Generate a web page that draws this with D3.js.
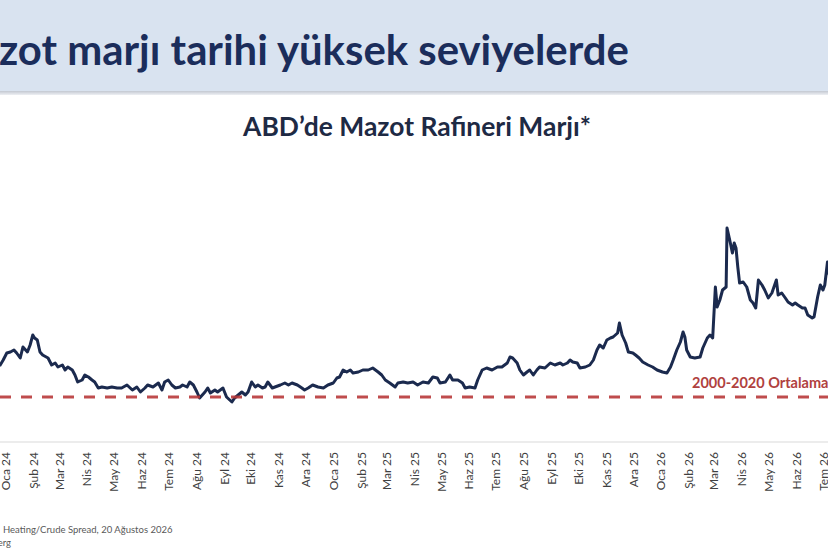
<!DOCTYPE html>
<html>
<head>
<meta charset="utf-8">
<script src="https://cdn.jsdelivr.net/npm/d3@7"></script>
<style>
  html, body { margin: 0; padding: 0; background: #fff; overflow: hidden; }
  svg { display: block; }
</style>
</head>
<body>
<div id="chart"></div>
<script>
// month labels for the x axis (Turkish)
const monthNames = ["Oca", "Şub", "Mar", "Nis", "May", "Haz", "Tem", "Ağu", "Eyl", "Eki", "Kas", "Ara"];

// 2000-2020 average, $/bbl
const averageValue = 24;

// diesel refinery margin
const dates = [
  "2023-12-26","2023-12-30","2024-01-03","2024-01-07","2024-01-11","2024-01-14","2024-01-18","2024-01-21","2024-01-26","2024-01-29",
  "2024-02-01","2024-02-03","2024-02-06","2024-02-09","2024-02-12","2024-02-18","2024-02-22","2024-02-26","2024-02-29","2024-03-05",
  "2024-03-08","2024-03-11","2024-03-16","2024-03-19","2024-03-22","2024-03-27","2024-03-30","2024-04-03","2024-04-07","2024-04-10",
  "2024-04-14","2024-04-18","2024-04-24","2024-04-29","2024-05-05","2024-05-10","2024-05-16","2024-05-22","2024-05-27","2024-05-31",
  "2024-06-05","2024-06-08","2024-06-14","2024-06-20","2024-06-24","2024-06-27","2024-07-01","2024-07-05","2024-07-09","2024-07-14",
  "2024-07-17","2024-07-22","2024-07-25","2024-07-29","2024-08-02","2024-08-05","2024-08-11","2024-08-14","2024-08-17","2024-08-22",
  "2024-08-25","2024-08-31","2024-09-04","2024-09-10","2024-09-13","2024-09-17","2024-09-21","2024-09-25","2024-09-28","2024-10-02",
  "2024-10-06","2024-10-09","2024-10-14","2024-10-17","2024-10-20","2024-10-25","2024-10-28","2024-11-03","2024-11-08","2024-11-12",
  "2024-11-16","2024-11-22","2024-11-27","2024-11-30","2024-12-04","2024-12-09","2024-12-15","2024-12-21","2024-12-26","2025-01-01",
  "2025-01-05","2025-01-08","2025-01-12","2025-01-16","2025-01-20","2025-01-23","2025-01-29","2025-02-03","2025-02-09","2025-02-14",
  "2025-02-20","2025-02-24","2025-02-28","2025-03-05","2025-03-11","2025-03-14","2025-03-20","2025-03-25","2025-03-31","2025-04-05",
  "2025-04-11","2025-04-17","2025-04-22","2025-04-27","2025-04-30","2025-05-06","2025-05-11","2025-05-14","2025-05-20","2025-05-25",
  "2025-05-28","2025-06-02","2025-06-08","2025-06-11","2025-06-16","2025-06-21","2025-06-27","2025-07-03","2025-07-08","2025-07-14",
  "2025-07-17","2025-07-20","2025-07-25","2025-07-28","2025-08-01","2025-08-05","2025-08-08","2025-08-12","2025-08-16","2025-08-19",
  "2025-08-25","2025-08-31","2025-09-05","2025-09-11","2025-09-14","2025-09-19","2025-09-22","2025-09-25","2025-09-30","2025-10-03",
  "2025-10-09","2025-10-14","2025-10-18","2025-10-22","2025-10-25","2025-10-29","2025-11-02","2025-11-06","2025-11-09","2025-11-14",
  "2025-11-16","2025-11-19","2025-11-23","2025-11-26","2025-12-01","2025-12-04","2025-12-08","2025-12-12","2025-12-18","2025-12-23",
  "2025-12-28","2026-01-03","2026-01-08","2026-01-12","2026-01-15","2026-01-19","2026-01-23","2026-01-26","2026-01-28","2026-01-30",
  "2026-02-03","2026-02-08","2026-02-14","2026-02-17","2026-02-22","2026-02-25","2026-02-28","2026-03-03","2026-03-05","2026-03-08",
  "2026-03-11","2026-03-15","2026-03-16","2026-03-19","2026-03-22","2026-03-24","2026-03-26","2026-03-28","2026-03-30","2026-04-03",
  "2026-04-07","2026-04-11","2026-04-14","2026-04-17","2026-04-20","2026-04-24","2026-04-27","2026-05-01","2026-05-05","2026-05-10",
  "2026-05-12","2026-05-16","2026-05-20","2026-05-23","2026-05-28","2026-05-31","2026-06-03","2026-06-08","2026-06-11","2026-06-14",
  "2026-06-19","2026-06-21","2026-06-25","2026-06-28","2026-07-01","2026-07-03","2026-07-06","2026-07-08"
];
const margins = [
  30.2,31.4,32.8,33.0,33.4,32.8,31.8,34.0,33.0,34.4,
  36.4,35.8,35.4,33.0,32.4,31.8,30.4,30.8,30.0,30.4,
  29.4,30.0,29.4,28.4,27.0,27.4,28.4,28.0,27.4,27.0,
  25.8,26.0,25.8,26.0,25.8,25.8,26.4,25.4,26.0,25.0,
  25.8,26.4,26.0,26.8,25.4,27.0,27.4,26.4,25.8,26.0,
  26.4,26.0,27.0,26.4,25.0,23.8,25.0,25.8,24.8,25.4,
  25.0,25.8,24.0,23.0,23.8,24.4,25.0,24.4,25.0,27.0,
  26.0,26.4,25.8,26.0,27.0,25.8,26.0,26.4,26.8,26.4,
  26.8,26.4,25.8,25.4,25.8,26.4,26.0,25.8,26.4,26.8,
  27.8,28.0,29.4,29.0,29.4,28.8,29.0,29.4,29.4,29.8,
  29.0,28.4,27.4,26.8,26.0,26.8,27.0,26.8,27.0,26.4,
  27.0,26.8,28.0,27.8,26.8,27.0,28.4,27.4,27.4,26.8,
  25.8,26.0,25.8,27.4,29.4,29.8,29.4,30.0,30.0,30.8,
  32.0,31.8,30.8,29.4,28.4,29.0,29.4,28.4,29.4,30.0,
  29.8,30.8,30.4,30.8,30.4,30.8,31.4,31.0,30.8,29.8,
  30.0,30.4,31.4,33.4,34.4,33.8,35.4,35.8,36.0,36.8,
  38.8,36.4,34.8,33.0,32.8,32.4,31.8,31.0,30.4,30.0,
  29.4,29.0,28.8,30.0,31.4,33.4,35.0,37.0,36.0,33.4,
  32.0,31.8,32.0,33.8,35.8,36.4,35.8,46.0,42.0,43.4,
  45.4,46.0,57.8,55.4,52.8,54.8,53.8,50.0,46.8,47.0,
  46.0,43.4,42.8,41.8,47.4,46.4,45.4,43.8,44.8,47.4,
  44.4,44.8,43.8,43.0,42.4,42.8,42.4,41.8,41.8,40.4,
  39.8,40.0,44.0,46.4,45.4,46.4,51.0,48.4
];

const W = 828, H = 552;
const parseDate = d3.timeParse("%Y-%m-%d");
const data = dates.map((d, i) => ({date: parseDate(d), value: margins[i]}));
const font = "Lato, 'Open Sans', sans-serif";

const svg = d3.select("#chart")
    .append("svg")
        .attr("width", W)
        .attr("height", H);

// title band
const grad = svg.append("defs").append("linearGradient")
    .attr("id", "shadow")
    .attr("x1", 0).attr("y1", 0).attr("x2", 0).attr("y2", 1);
grad.append("stop").attr("offset", "0%").attr("stop-color", "#c3c8d1");
grad.append("stop").attr("offset", "100%").attr("stop-color", "#eef0f4");

svg.append("rect")
    .attr("x", 0).attr("y", 0)
    .attr("width", W).attr("height", 91)
    .attr("fill", "#d9e3f0");
svg.append("rect")
    .attr("x", 0).attr("y", 91)
    .attr("width", W).attr("height", 4)
    .attr("fill", "url(#shadow)");

// slide title, left part is cut off like in the slide
const title = svg.append("text")
    .attr("y", 65)
    .attr("font-family", font)
    .attr("font-weight", "bold")
    .attr("font-size", 38)
    .attr("fill", "#1b2d5b")
    .text("Mazot marjı tarihi yüksek seviyelerde");
{
    const node = title.node();
    const visible = node.getSubStringLength(2, node.getNumberOfChars() - 2);
    title.attr("font-size", 38 * 630 / visible);
    const cut = node.getSubStringLength(0, 2);
    title.attr("x", -cut - 1);
}

// chart title
const sub = svg.append("text")
    .attr("x", 417)
    .attr("y", 136)
    .attr("text-anchor", "middle")
    .attr("font-family", font)
    .attr("font-weight", "bold")
    .attr("font-size", 21)
    .attr("fill", "#1e2a44")
    .text("ABD’de Mazot Rafineri Marjı*");
{
    const w = sub.node().getComputedTextLength();
    sub.attr("font-size", 21 * 348 / w);
}

// scales
const x = d3.scaleTime()
    .domain([parseDate("2024-01-01"), parseDate("2026-07-01")])
    .range([5, 823]);

const y = d3.scaleLinear()
    .domain([15, 75])
    .range([442, 142]);

// x axis
const ticks = d3.timeMonth.range(parseDate("2024-01-01"), parseDate("2026-07-02"));
const xAxis = svg.append("g")
    .attr("transform", `translate(0, ${y(15)})`)
    .call(d3.axisBottom(x)
        .tickValues(ticks)
        .tickSize(0)
        .tickFormat(d => monthNames[d.getMonth()] + " " + String(d.getFullYear()).slice(2)));

xAxis.select(".domain").remove();
xAxis.append("line")
    .attr("x1", 0).attr("x2", W)
    .attr("stroke", "#d9d9d9")
    .attr("stroke-width", 1.2);

xAxis.selectAll("text")
    .attr("transform", "rotate(-90)")
    .attr("x", -10)
    .attr("y", 0)
    .attr("dy", "0.35em")
    .style("text-anchor", "end")
    .style("font-family", font)
    .style("font-size", "12px")
    .style("fill", "#404040");

// the series
const line = d3.line()
    .x(d => x(d.date))
    .y(d => y(d.value));

svg.append("path")
    .datum(data)
    .attr("fill", "none")
    .attr("stroke", "#1b2a4e")
    .attr("stroke-width", 3)
    .attr("stroke-linejoin", "round")
    .attr("d", line);

// long term average
svg.append("line")
    .attr("x1", 0)
    .attr("x2", W)
    .attr("y1", y(averageValue))
    .attr("y2", y(averageValue))
    .attr("stroke", "#b8393a")
    .attr("stroke-opacity", 0.9)
    .attr("stroke-width", 2.8)
    .attr("stroke-dasharray", "11,10");

// label runs off the right edge, as on the slide
svg.append("text")
    .attr("x", 692)
    .attr("y", y(averageValue) - 9)
    .attr("font-family", font)
    .attr("font-weight", "bold")
    .attr("font-size", 14.5)
    .attr("fill", "#b0413e")
    .text("2000-2020 Ortalaması");

// source notes
svg.append("text")
    .attr("x", 3)
    .attr("y", 533)
    .attr("font-family", font)
    .attr("font-size", 9.5)
    .attr("fill", "#595959")
    .text("Heating/Crude Spread, 20 Ağustos 2026");

svg.append("text")
    .attr("x", 11)
    .attr("y", 546)
    .attr("text-anchor", "end")
    .attr("font-family", font)
    .attr("font-size", 9.5)
    .attr("fill", "#595959")
    .text("Kaynak: Bloomberg");
</script>
</body>
</html>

........

[PROBLEM DETAILS] Starting at the top of the listing above, reproduce each line up to and including the one with "const averageValue = 24;"; omit the pictures.

[WRITTEN ANSWER]
Generate a web page that draws this with D3.js.
<!DOCTYPE html>
<html>
<head>
<meta charset="utf-8">
<script src="https://cdn.jsdelivr.net/npm/d3@7"></script>
<style>
  html, body { margin: 0; padding: 0; background: #fff; overflow: hidden; }
  svg { display: block; }
</style>
</head>
<body>
<div id="chart"></div>
<script>
// month labels for the x axis (Turkish)
const monthNames = ["Oca", "Şub", "Mar", "Nis", "May", "Haz", "Tem", "Ağu", "Eyl", "Eki", "Kas", "Ara"];

// 2000-2020 average, $/bbl
const averageValue = 24;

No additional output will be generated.